What you have to do: Could you copy exactly the lines from the start of the records through the one containing "xpos = [53, 168.5, 303.5]", both included, and leave out the pictures?

Data listing:
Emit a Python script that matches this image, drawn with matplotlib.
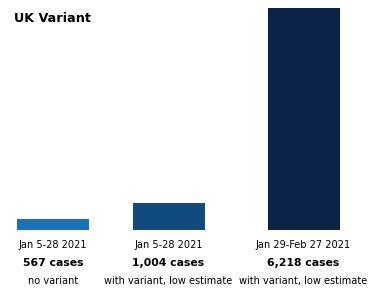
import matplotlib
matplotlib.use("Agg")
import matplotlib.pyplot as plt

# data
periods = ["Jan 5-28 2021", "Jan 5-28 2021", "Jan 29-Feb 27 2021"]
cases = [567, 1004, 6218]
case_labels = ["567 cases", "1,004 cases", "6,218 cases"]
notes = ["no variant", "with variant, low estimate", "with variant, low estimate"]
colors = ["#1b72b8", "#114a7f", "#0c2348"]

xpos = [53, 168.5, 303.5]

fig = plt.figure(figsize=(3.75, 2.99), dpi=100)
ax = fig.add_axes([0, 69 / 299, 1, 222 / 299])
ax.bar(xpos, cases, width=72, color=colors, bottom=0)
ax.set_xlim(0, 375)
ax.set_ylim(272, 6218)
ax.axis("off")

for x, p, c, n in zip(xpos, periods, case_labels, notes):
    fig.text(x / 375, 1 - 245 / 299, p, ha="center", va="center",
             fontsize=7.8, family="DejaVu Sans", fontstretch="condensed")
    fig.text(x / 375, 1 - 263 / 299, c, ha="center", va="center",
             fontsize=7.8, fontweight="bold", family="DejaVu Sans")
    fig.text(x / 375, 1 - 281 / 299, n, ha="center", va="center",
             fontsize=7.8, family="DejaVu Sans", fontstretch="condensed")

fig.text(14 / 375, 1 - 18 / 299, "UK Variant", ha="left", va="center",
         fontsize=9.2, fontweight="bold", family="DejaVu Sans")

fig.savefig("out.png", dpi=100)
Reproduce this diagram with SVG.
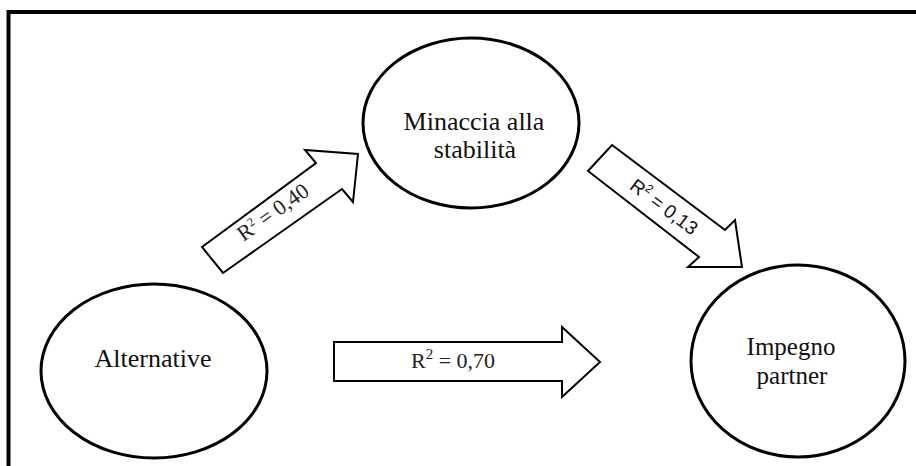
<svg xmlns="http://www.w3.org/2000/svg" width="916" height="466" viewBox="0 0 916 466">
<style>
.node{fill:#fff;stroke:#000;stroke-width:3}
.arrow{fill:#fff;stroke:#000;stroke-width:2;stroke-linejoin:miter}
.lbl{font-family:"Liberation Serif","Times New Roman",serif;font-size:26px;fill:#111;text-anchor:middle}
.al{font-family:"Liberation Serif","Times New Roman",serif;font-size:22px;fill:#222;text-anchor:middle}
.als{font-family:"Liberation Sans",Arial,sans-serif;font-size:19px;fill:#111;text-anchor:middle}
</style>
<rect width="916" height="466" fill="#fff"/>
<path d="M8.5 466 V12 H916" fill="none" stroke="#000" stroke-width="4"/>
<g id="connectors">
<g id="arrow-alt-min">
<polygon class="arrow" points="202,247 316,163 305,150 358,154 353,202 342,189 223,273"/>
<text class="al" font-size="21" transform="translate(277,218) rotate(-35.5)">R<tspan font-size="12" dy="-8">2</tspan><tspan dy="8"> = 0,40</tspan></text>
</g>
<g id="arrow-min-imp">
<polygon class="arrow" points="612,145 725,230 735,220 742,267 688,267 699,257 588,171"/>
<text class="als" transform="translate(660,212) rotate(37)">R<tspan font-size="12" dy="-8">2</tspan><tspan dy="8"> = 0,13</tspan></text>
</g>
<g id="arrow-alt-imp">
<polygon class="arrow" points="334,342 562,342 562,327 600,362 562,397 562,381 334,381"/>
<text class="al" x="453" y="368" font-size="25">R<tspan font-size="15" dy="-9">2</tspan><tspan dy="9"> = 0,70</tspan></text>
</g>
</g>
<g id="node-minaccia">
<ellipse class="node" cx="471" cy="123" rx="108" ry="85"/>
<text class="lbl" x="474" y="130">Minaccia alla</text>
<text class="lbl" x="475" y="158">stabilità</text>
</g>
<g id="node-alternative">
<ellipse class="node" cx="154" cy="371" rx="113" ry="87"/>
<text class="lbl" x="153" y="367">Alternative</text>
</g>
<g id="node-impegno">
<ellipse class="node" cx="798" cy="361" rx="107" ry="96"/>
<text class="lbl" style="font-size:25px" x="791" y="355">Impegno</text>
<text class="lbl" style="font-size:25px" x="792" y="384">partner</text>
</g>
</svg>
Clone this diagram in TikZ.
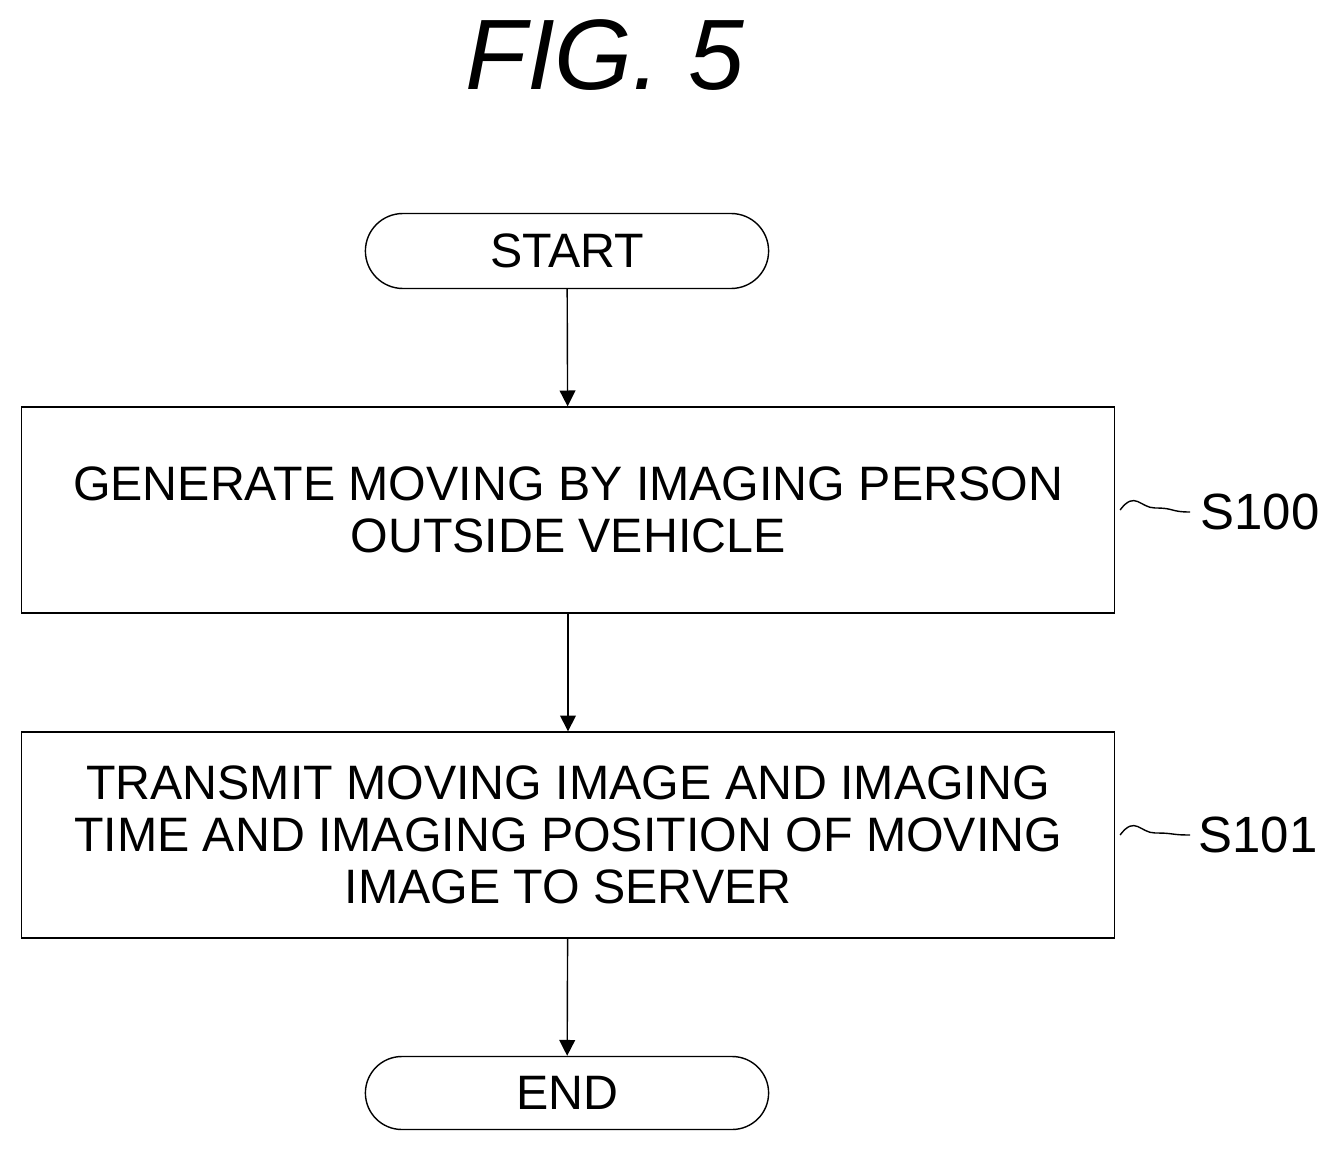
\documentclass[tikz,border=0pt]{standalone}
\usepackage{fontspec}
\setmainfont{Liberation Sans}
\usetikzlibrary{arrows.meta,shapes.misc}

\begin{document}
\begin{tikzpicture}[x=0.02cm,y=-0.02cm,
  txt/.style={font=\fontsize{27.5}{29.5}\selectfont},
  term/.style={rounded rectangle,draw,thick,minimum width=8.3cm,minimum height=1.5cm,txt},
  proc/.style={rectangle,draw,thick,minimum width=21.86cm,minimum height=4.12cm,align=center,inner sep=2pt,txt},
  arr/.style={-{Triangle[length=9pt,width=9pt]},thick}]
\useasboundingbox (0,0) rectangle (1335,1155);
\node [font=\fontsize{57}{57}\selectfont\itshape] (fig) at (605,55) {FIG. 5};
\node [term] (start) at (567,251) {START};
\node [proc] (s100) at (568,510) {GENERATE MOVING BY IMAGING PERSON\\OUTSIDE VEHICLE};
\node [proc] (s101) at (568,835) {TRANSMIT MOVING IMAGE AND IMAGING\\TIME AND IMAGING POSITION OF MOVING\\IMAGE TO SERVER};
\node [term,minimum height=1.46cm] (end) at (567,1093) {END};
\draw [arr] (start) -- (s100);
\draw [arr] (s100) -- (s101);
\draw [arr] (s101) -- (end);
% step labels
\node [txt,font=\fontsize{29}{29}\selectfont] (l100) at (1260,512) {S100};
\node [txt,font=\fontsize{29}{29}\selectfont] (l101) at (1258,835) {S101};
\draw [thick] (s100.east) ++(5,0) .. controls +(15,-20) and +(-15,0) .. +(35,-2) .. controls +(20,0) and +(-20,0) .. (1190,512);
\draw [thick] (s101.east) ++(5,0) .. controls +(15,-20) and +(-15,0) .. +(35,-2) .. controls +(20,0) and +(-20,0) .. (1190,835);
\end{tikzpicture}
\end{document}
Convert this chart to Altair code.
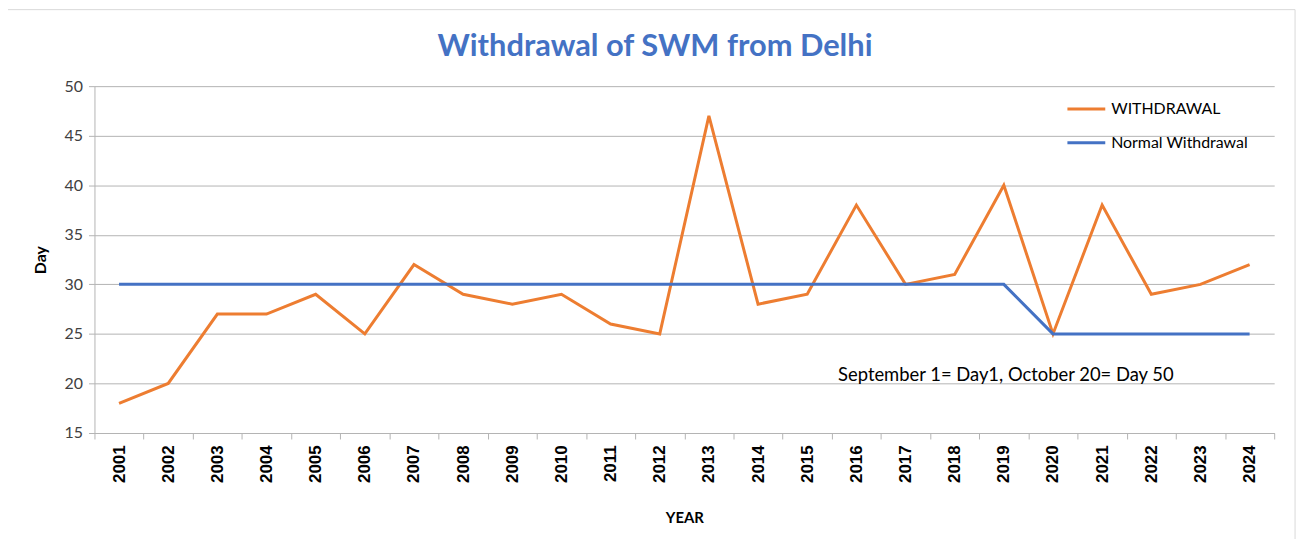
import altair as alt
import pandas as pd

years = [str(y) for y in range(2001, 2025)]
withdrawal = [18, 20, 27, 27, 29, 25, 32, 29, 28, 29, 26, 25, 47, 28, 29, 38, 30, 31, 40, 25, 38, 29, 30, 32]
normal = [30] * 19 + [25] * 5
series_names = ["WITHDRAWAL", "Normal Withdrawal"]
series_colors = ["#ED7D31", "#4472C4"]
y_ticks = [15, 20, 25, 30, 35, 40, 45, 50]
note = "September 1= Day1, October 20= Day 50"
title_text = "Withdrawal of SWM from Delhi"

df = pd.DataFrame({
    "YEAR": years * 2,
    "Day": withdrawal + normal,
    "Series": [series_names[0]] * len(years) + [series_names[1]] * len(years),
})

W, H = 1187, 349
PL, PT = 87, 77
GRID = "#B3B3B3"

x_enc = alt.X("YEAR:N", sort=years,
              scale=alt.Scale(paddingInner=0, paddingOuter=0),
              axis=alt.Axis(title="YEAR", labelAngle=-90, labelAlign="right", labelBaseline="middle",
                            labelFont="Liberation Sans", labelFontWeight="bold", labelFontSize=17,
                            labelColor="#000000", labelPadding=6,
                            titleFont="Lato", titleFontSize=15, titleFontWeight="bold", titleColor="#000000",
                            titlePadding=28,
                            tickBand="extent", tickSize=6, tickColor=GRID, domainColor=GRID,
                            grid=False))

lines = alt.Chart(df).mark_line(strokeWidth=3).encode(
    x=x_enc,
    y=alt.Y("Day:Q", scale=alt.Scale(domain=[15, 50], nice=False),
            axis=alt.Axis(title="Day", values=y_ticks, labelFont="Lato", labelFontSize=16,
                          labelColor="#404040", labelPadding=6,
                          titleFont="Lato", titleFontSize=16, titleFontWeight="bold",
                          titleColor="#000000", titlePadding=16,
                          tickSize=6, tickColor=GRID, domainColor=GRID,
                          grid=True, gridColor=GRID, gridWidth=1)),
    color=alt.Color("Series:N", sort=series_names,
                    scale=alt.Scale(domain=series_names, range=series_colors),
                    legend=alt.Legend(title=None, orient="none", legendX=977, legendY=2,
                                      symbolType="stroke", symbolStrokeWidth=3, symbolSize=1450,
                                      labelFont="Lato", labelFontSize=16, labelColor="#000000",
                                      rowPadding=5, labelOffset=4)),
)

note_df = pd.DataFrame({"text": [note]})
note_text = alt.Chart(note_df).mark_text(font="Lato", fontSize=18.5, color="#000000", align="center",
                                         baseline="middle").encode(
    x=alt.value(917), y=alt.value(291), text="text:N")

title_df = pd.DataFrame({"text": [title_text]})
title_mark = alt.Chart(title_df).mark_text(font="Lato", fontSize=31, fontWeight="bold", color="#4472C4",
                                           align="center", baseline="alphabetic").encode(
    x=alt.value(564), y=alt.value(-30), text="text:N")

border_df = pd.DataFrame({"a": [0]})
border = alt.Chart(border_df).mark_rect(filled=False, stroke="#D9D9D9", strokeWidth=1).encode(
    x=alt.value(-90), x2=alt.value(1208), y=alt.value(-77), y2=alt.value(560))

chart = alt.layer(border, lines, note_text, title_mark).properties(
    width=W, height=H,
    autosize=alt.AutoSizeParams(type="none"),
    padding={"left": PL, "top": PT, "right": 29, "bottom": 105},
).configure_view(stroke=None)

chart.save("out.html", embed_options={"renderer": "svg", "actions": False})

Result below:
Emit a Python script that matches this image, drawn with matplotlib.
import matplotlib
matplotlib.use("Agg")
import matplotlib.pyplot as plt

# data
periods = ["Jan 5-28 2021", "Jan 5-28 2021", "Jan 29-Feb 27 2021"]
cases = [567, 1004, 6218]
case_labels = ["567 cases", "1,004 cases", "6,218 cases"]
notes = ["no variant", "with variant, low estimate", "with variant, low estimate"]
colors = ["#1b72b8", "#114a7f", "#0c2348"]

xpos = [53, 168.5, 303.5]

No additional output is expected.